━━━━━ TASK INPUTS ━━━━━
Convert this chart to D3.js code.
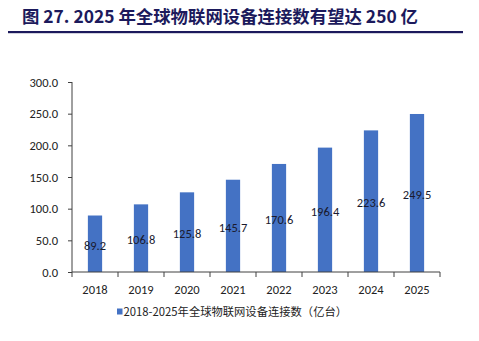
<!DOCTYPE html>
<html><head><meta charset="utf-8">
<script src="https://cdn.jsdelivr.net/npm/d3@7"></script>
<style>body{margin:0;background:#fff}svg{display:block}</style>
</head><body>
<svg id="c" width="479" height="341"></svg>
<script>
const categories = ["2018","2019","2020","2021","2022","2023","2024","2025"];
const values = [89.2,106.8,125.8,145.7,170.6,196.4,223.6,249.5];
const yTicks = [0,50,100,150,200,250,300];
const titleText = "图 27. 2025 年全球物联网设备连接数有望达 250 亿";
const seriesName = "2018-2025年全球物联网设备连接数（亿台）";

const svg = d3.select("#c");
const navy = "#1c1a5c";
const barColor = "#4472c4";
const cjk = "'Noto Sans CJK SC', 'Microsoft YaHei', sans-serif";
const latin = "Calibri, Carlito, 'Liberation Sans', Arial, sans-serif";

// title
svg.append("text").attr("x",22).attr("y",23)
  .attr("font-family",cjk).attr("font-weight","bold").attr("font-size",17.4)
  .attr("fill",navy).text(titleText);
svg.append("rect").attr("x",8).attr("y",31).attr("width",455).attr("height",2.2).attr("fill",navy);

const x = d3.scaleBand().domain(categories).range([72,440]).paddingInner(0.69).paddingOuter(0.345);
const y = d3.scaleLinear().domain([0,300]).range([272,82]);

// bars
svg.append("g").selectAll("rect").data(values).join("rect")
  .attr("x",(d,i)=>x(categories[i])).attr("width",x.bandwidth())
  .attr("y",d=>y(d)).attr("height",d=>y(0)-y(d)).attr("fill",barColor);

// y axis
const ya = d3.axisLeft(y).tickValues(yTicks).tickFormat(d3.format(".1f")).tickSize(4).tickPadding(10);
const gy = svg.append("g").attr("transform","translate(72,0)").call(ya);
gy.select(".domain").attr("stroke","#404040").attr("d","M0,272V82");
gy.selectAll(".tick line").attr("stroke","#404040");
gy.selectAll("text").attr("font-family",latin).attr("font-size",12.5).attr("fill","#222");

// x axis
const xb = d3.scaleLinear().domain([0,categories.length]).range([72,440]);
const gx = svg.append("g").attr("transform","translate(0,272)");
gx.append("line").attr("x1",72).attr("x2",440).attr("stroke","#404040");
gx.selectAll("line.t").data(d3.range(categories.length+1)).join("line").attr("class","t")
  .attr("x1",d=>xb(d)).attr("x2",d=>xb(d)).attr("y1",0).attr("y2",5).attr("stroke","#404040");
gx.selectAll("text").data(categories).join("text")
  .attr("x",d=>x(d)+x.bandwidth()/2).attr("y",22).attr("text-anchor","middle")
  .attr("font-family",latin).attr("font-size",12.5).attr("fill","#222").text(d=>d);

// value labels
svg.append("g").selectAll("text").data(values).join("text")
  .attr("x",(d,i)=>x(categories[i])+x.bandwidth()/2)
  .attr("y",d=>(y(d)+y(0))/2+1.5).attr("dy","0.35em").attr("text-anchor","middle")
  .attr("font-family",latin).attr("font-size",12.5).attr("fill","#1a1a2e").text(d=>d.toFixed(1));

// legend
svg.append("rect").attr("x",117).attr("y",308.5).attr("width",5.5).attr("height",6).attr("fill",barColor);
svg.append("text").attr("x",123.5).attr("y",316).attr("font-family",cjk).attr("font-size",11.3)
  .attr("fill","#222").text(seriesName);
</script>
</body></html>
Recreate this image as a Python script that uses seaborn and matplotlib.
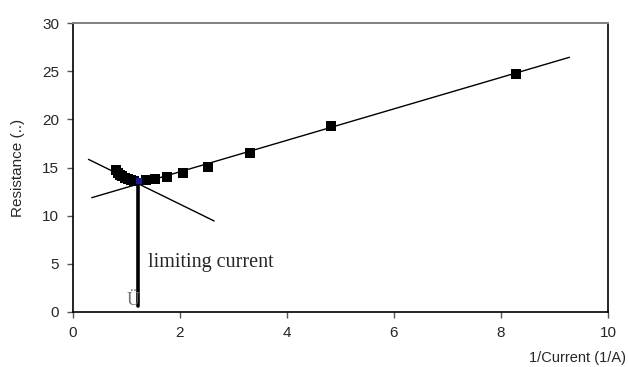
━━━━━
Above are some records. Report the number of their lines that include "this", and add nothing else.

2